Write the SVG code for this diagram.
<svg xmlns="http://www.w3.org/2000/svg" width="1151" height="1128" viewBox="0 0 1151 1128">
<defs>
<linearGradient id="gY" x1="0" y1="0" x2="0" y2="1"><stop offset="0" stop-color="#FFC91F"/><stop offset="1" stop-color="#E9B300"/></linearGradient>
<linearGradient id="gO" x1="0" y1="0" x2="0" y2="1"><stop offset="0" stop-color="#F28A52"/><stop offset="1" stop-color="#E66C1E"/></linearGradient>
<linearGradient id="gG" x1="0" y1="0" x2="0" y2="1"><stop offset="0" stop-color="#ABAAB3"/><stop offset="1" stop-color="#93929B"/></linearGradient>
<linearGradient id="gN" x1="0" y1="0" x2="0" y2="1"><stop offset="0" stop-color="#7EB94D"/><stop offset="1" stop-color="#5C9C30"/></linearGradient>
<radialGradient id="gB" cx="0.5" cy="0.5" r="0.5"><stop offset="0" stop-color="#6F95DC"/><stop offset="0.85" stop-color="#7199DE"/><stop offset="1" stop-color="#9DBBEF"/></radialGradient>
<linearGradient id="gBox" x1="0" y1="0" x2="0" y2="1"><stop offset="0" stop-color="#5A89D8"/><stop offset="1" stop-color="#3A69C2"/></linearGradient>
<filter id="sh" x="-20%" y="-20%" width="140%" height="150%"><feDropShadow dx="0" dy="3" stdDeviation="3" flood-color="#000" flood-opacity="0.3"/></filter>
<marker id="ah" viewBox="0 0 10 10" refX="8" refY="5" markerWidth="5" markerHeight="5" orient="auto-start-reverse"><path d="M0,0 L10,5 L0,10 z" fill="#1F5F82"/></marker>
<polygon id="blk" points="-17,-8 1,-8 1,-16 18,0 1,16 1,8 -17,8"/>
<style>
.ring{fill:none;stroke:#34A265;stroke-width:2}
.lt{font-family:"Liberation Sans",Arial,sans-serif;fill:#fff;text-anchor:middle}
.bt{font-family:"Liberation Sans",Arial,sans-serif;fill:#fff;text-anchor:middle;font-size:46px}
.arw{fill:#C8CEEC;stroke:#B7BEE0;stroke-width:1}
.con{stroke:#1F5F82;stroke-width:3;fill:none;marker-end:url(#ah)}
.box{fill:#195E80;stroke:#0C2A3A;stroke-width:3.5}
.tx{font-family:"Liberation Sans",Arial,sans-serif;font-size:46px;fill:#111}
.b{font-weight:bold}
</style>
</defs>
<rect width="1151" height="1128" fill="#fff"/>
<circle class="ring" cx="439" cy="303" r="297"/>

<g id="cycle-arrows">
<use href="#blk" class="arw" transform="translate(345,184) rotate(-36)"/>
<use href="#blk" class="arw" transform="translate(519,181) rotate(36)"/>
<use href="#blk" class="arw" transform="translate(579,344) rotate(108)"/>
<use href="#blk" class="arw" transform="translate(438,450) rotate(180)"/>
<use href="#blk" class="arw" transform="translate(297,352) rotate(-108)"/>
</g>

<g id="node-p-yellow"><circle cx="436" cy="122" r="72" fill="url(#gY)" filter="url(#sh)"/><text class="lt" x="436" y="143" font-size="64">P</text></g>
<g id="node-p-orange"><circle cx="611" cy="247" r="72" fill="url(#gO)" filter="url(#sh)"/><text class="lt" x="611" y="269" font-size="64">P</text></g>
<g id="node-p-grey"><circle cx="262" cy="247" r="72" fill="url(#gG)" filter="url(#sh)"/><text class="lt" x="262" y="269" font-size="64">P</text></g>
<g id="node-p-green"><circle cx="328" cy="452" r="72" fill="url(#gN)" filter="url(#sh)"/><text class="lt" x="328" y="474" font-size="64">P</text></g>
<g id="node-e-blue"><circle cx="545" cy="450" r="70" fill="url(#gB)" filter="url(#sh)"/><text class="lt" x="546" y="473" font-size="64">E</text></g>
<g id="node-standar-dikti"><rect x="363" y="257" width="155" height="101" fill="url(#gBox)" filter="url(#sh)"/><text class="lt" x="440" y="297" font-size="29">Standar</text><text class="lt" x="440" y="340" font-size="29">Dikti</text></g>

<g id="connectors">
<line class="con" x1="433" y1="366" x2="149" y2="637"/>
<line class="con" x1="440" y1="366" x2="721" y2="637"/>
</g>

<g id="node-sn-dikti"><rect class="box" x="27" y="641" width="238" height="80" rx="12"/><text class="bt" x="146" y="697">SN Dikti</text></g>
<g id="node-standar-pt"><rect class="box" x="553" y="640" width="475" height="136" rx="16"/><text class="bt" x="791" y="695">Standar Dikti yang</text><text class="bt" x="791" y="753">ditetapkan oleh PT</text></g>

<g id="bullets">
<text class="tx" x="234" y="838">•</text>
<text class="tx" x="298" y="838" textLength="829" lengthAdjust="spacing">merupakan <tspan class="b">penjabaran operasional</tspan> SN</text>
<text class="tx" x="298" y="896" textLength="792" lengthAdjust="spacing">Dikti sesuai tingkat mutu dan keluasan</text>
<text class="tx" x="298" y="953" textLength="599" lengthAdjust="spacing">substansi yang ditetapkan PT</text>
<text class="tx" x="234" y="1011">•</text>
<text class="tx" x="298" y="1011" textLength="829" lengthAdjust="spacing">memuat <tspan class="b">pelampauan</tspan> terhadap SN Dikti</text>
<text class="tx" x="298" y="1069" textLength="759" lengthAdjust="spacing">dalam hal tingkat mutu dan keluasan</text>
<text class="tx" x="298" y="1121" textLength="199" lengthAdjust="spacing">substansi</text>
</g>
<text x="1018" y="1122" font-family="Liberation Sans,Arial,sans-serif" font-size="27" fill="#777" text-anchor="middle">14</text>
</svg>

### Task description
Repeat the material from above exactly, word for word.

### Exercise response
Write the SVG code for this diagram.
<svg xmlns="http://www.w3.org/2000/svg" width="1151" height="1128" viewBox="0 0 1151 1128">
<defs>
<linearGradient id="gY" x1="0" y1="0" x2="0" y2="1"><stop offset="0" stop-color="#FFC91F"/><stop offset="1" stop-color="#E9B300"/></linearGradient>
<linearGradient id="gO" x1="0" y1="0" x2="0" y2="1"><stop offset="0" stop-color="#F28A52"/><stop offset="1" stop-color="#E66C1E"/></linearGradient>
<linearGradient id="gG" x1="0" y1="0" x2="0" y2="1"><stop offset="0" stop-color="#ABAAB3"/><stop offset="1" stop-color="#93929B"/></linearGradient>
<linearGradient id="gN" x1="0" y1="0" x2="0" y2="1"><stop offset="0" stop-color="#7EB94D"/><stop offset="1" stop-color="#5C9C30"/></linearGradient>
<radialGradient id="gB" cx="0.5" cy="0.5" r="0.5"><stop offset="0" stop-color="#6F95DC"/><stop offset="0.85" stop-color="#7199DE"/><stop offset="1" stop-color="#9DBBEF"/></radialGradient>
<linearGradient id="gBox" x1="0" y1="0" x2="0" y2="1"><stop offset="0" stop-color="#5A89D8"/><stop offset="1" stop-color="#3A69C2"/></linearGradient>
<filter id="sh" x="-20%" y="-20%" width="140%" height="150%"><feDropShadow dx="0" dy="3" stdDeviation="3" flood-color="#000" flood-opacity="0.3"/></filter>
<marker id="ah" viewBox="0 0 10 10" refX="8" refY="5" markerWidth="5" markerHeight="5" orient="auto-start-reverse"><path d="M0,0 L10,5 L0,10 z" fill="#1F5F82"/></marker>
<polygon id="blk" points="-17,-8 1,-8 1,-16 18,0 1,16 1,8 -17,8"/>
<style>
.ring{fill:none;stroke:#34A265;stroke-width:2}
.lt{font-family:"Liberation Sans",Arial,sans-serif;fill:#fff;text-anchor:middle}
.bt{font-family:"Liberation Sans",Arial,sans-serif;fill:#fff;text-anchor:middle;font-size:46px}
.arw{fill:#C8CEEC;stroke:#B7BEE0;stroke-width:1}
.con{stroke:#1F5F82;stroke-width:3;fill:none;marker-end:url(#ah)}
.box{fill:#195E80;stroke:#0C2A3A;stroke-width:3.5}
.tx{font-family:"Liberation Sans",Arial,sans-serif;font-size:46px;fill:#111}
.b{font-weight:bold}
</style>
</defs>
<rect width="1151" height="1128" fill="#fff"/>
<circle class="ring" cx="439" cy="303" r="297"/>

<g id="cycle-arrows">
<use href="#blk" class="arw" transform="translate(345,184) rotate(-36)"/>
<use href="#blk" class="arw" transform="translate(519,181) rotate(36)"/>
<use href="#blk" class="arw" transform="translate(579,344) rotate(108)"/>
<use href="#blk" class="arw" transform="translate(438,450) rotate(180)"/>
<use href="#blk" class="arw" transform="translate(297,352) rotate(-108)"/>
</g>

<g id="node-p-yellow"><circle cx="436" cy="122" r="72" fill="url(#gY)" filter="url(#sh)"/><text class="lt" x="436" y="143" font-size="64">P</text></g>
<g id="node-p-orange"><circle cx="611" cy="247" r="72" fill="url(#gO)" filter="url(#sh)"/><text class="lt" x="611" y="269" font-size="64">P</text></g>
<g id="node-p-grey"><circle cx="262" cy="247" r="72" fill="url(#gG)" filter="url(#sh)"/><text class="lt" x="262" y="269" font-size="64">P</text></g>
<g id="node-p-green"><circle cx="328" cy="452" r="72" fill="url(#gN)" filter="url(#sh)"/><text class="lt" x="328" y="474" font-size="64">P</text></g>
<g id="node-e-blue"><circle cx="545" cy="450" r="70" fill="url(#gB)" filter="url(#sh)"/><text class="lt" x="546" y="473" font-size="64">E</text></g>
<g id="node-standar-dikti"><rect x="363" y="257" width="155" height="101" fill="url(#gBox)" filter="url(#sh)"/><text class="lt" x="440" y="297" font-size="29">Standar</text><text class="lt" x="440" y="340" font-size="29">Dikti</text></g>

<g id="connectors">
<line class="con" x1="433" y1="366" x2="149" y2="637"/>
<line class="con" x1="440" y1="366" x2="721" y2="637"/>
</g>

<g id="node-sn-dikti"><rect class="box" x="27" y="641" width="238" height="80" rx="12"/><text class="bt" x="146" y="697">SN Dikti</text></g>
<g id="node-standar-pt"><rect class="box" x="553" y="640" width="475" height="136" rx="16"/><text class="bt" x="791" y="695">Standar Dikti yang</text><text class="bt" x="791" y="753">ditetapkan oleh PT</text></g>

<g id="bullets">
<text class="tx" x="234" y="838">•</text>
<text class="tx" x="298" y="838" textLength="829" lengthAdjust="spacing">merupakan <tspan class="b">penjabaran operasional</tspan> SN</text>
<text class="tx" x="298" y="896" textLength="792" lengthAdjust="spacing">Dikti sesuai tingkat mutu dan keluasan</text>
<text class="tx" x="298" y="953" textLength="599" lengthAdjust="spacing">substansi yang ditetapkan PT</text>
<text class="tx" x="234" y="1011">•</text>
<text class="tx" x="298" y="1011" textLength="829" lengthAdjust="spacing">memuat <tspan class="b">pelampauan</tspan> terhadap SN Dikti</text>
<text class="tx" x="298" y="1069" textLength="759" lengthAdjust="spacing">dalam hal tingkat mutu dan keluasan</text>
<text class="tx" x="298" y="1121" textLength="199" lengthAdjust="spacing">substansi</text>
</g>
<text x="1018" y="1122" font-family="Liberation Sans,Arial,sans-serif" font-size="27" fill="#777" text-anchor="middle">14</text>
</svg>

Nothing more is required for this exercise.